Qualche riga più avanti leggiamo: «… a chiunque piace avere un’opinione su ogni cosa, senza però che si abbia la voglia di impegnarsi in un’indagine approfondita. All’onore e alla fama può essere applicata la massima di Gracián: L” (le cose non si considerano per quel che sono, ma per quello che appaiono, Baltasar Gracián, Oráculo manual y arte de prudencia, par.99) ….»
È molto interessante leggere cosa Schopenhauer afferma a proposito dell’onore pubblico (massima n.8, lettera b): «L’onore pubblico è l’opinione generale degli altri secondo la quale colui che ricopre una carica pubblica possiede davvero tutte le qualità a ciò necessarie, e in tutte le circostanze soddisfa puntualmente le incombenze del suo ufficio.
Quanto più vasta e importante è la sfera d’influenza di un uomo nello Stato – cioè quanto più elevata e influente è la posizione che occupa – tanto più alta dev’essere l’opinione sulle capacità intellettuali e sulle qualità morali che lo rendono idoneo a essa…».

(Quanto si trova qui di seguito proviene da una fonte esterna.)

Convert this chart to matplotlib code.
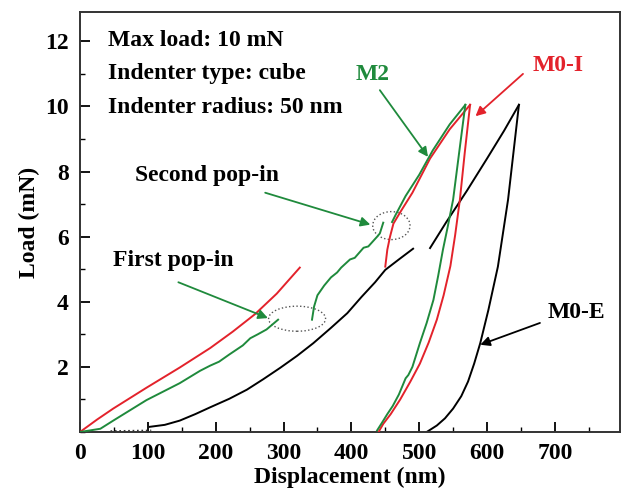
import matplotlib
matplotlib.use('Agg')
import matplotlib.pyplot as plt
from matplotlib.patches import Ellipse
from matplotlib.ticker import MultipleLocator

# M0-I (red)
red_load1_x = [0, 25, 49, 98, 147, 192, 225, 258, 290, 324]
red_load1_y = [0, 0.38, 0.72, 1.36, 1.98, 2.58, 3.08, 3.62, 4.25, 5.05]
red_load2_x = [450, 453, 457, 462, 472, 490, 516, 545, 575]
red_load2_y = [5.08, 5.6, 6.0, 6.4, 6.75, 7.35, 8.4, 9.3, 10.05]
red_unload_x = [575, 567, 560, 553, 546, 536, 526, 514, 501, 487, 472, 458, 447, 440]
red_unload_y = [10.05, 8.55, 7.14, 6.05, 5.1, 4.2, 3.45, 2.75, 2.1, 1.55, 1.0, 0.55, 0.25, 0.0]

# M2 (green)
grn_load1_x = [0, 30, 49, 98, 147, 177, 192, 205, 220, 240, 251, 262, 275, 292]
grn_load1_y = [0, 0.1, 0.35, 0.98, 1.5, 1.88, 2.04, 2.16, 2.38, 2.66, 2.88, 3.0, 3.15, 3.45]
grn_load2_x = [342, 345, 350, 360, 370, 379, 385, 398, 405, 418, 425, 438, 442, 447]
grn_load2_y = [3.45, 3.85, 4.2, 4.5, 4.75, 4.9, 5.05, 5.3, 5.35, 5.66, 5.7, 6.0, 6.1, 6.43]
grn_load3_x = [460, 466, 480, 500, 520, 545, 568]
grn_load3_y = [6.45, 6.7, 7.25, 7.9, 8.65, 9.45, 10.05]
grn_unload_x = [568, 559, 550, 542, 535, 528, 521, 511, 501, 490, 484, 480, 476, 470, 461, 453, 445, 438]
grn_unload_y = [10.05, 8.6, 7.14, 6.3, 5.6, 4.8, 4.06, 3.35, 2.73, 2.0, 1.75, 1.65, 1.45, 1.15, 0.8, 0.55, 0.28, 0.05]

# M0-E (black)
blk_tail_x = [45, 105]
blk_tail_y = [0.03, 0.05]
blk_load1_x = [103, 125, 147, 170, 192, 220, 246, 270, 295, 320, 344, 370, 394, 415, 435, 450, 470, 491]
blk_load1_y = [0.16, 0.22, 0.35, 0.55, 0.76, 1.02, 1.3, 1.62, 1.97, 2.34, 2.73, 3.2, 3.65, 4.15, 4.6, 4.98, 5.3, 5.63]
blk_load2_x = [516, 540, 570, 600, 625, 647]
blk_load2_y = [5.65, 6.45, 7.4, 8.4, 9.25, 10.05]
blk_unload_x = [647, 631, 616, 602, 590, 581, 572, 562, 550, 538, 526, 511]
blk_unload_y = [10.05, 7.14, 5.08, 3.75, 2.73, 2.1, 1.55, 1.1, 0.72, 0.42, 0.2, 0.0]

RED = '#e3222b'
GRN = '#1f8a3c'

plt.rcParams['font.family'] = ['Liberation Serif', 'DejaVu Serif']
plt.rcParams['font.weight'] = 'bold'

fig = plt.figure(figsize=(6.22, 5.01), dpi=100)
ax = fig.add_axes([0.1286, 0.1377, 0.8682, 0.8383])

lw = 1.4
for xs, ys in [(red_load1_x, red_load1_y), (red_load2_x, red_load2_y), (red_unload_x, red_unload_y)]:
    ax.plot(xs, ys, color=RED, lw=lw, zorder=3)
for xs, ys in [(grn_load1_x, grn_load1_y), (grn_load2_x, grn_load2_y),
               (grn_load3_x, grn_load3_y), (grn_unload_x, grn_unload_y)]:
    ax.plot(xs, ys, color=GRN, lw=lw, zorder=4)
ax.plot(blk_tail_x, blk_tail_y, color='#333333', lw=1.2, ls=':', zorder=2)
for xs, ys in [(blk_load1_x, blk_load1_y), (blk_load2_x, blk_load2_y), (blk_unload_x, blk_unload_y)]:
    ax.plot(xs, ys, color='black', lw=lw, zorder=2)

# pop-in circles
ax.add_patch(Ellipse((320, 3.48), 84, 0.77, fill=False, ls=':', lw=1.0, ec='#555555'))
ax.add_patch(Ellipse((459, 6.34), 55, 0.86, fill=False, ls=':', lw=1.0, ec='#555555'))

fs = 17
ax.text(41, 11.85, 'Max load: 10 mN', fontsize=fs, fontweight='bold')
ax.text(41, 10.85, 'Indenter type: cube', fontsize=fs, fontweight='bold')
ax.text(41, 9.8, 'Indenter radius: 50 nm', fontsize=fs, fontweight='bold')

arw = dict(arrowstyle='-|>', lw=1.3, mutation_scale=14, shrinkA=0, shrinkB=0)
ax.text(81, 7.7, 'Second pop-in', fontsize=fs, fontweight='bold')
ax.annotate('', xy=(428, 6.37), xytext=(273, 7.35), arrowprops=dict(arw, color=GRN))
ax.text(49, 5.1, 'First pop-in', fontsize=fs, fontweight='bold')
ax.annotate('', xy=(277, 3.5), xytext=(145, 4.6), arrowprops=dict(arw, color=GRN))
ax.text(406, 10.8, 'M2', fontsize=fs, fontweight='bold', color=GRN)
ax.annotate('', xy=(513, 8.45), xytext=(442, 10.5), arrowprops=dict(arw, color=GRN))
ax.text(667, 11.1, 'M0-I', fontsize=fs, fontweight='bold', color=RED)
ax.annotate('', xy=(583, 9.7), xytext=(653, 11.0), arrowprops=dict(arw, color=RED))
ax.text(690, 3.5, 'M0-E', fontsize=fs, fontweight='bold', color='black')
ax.annotate('', xy=(590, 2.68), xytext=(678, 3.35), arrowprops=dict(arw, color='black'))

ax.set_xlim(0, 796)
ax.set_ylim(0, 12.9)
ax.set_xticks([0, 100, 200, 300, 400, 500, 600, 700])
ax.set_yticks([2, 4, 6, 8, 10, 12])
ax.xaxis.set_minor_locator(MultipleLocator(50))
ax.yaxis.set_minor_locator(MultipleLocator(1))
ax.tick_params(which='major', direction='in', length=7, width=1.3, labelsize=fs, pad=8)
ax.tick_params(which='minor', direction='in', length=3.5, width=1.0)
for lab in ax.get_xticklabels() + ax.get_yticklabels():
    lab.set_fontweight('bold')
for sp in ax.spines.values():
    sp.set_linewidth(1.4)
    sp.set_color('#333333')

ax.set_xlabel('Displacement (nm)', fontsize=fs, fontweight='bold', labelpad=2)
ax.set_ylabel('Load (mN)', fontsize=fs, fontweight='bold', labelpad=4)

plt.savefig('out.png', dpi=100)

Più avanti, alla fine di pag. 47, ci soffermiamo a riflettere sulla seguente affermazione: «…In breve, è l’onore di tutti coloro che si sono assunti pubblicamente un impegno. Rientra in questo caso, perciò, anche il vero onore militare: esso esige che chi si è impegnato alla difesa della patria comune possegga realmente le qualità necessarie a tale scopo, quindi principalmente coraggio, ardimento e forza, e sia pronto davvero, anche a costo della vita, a difendere la patria e soprattutto quella bandiera che una volta ha giurato di non abbandonare per nulla al mondo.»
Sia che lo si tenga in considerazione o che non gli si dia importanza, l’onore è un sentimento che sembra appartenere all’intera umanità, da sempre.
Perfino un vecchio detto popolare (trentino) qui di seguito riportato accenna all’onore, ritenendolo un valore, considerandolo un bene fondamentale: «Oh Signore, la vita e l’onore, un bell’uomo a questo mondo, un paradiso a quell’altro, Signore Iddio non Vi domando altro».
Una sorta di preghiera che nella sua infantile semplicità pare possa racchiudere il segreto, forse, della felicità (almeno quella delle nonne o bisnonne…).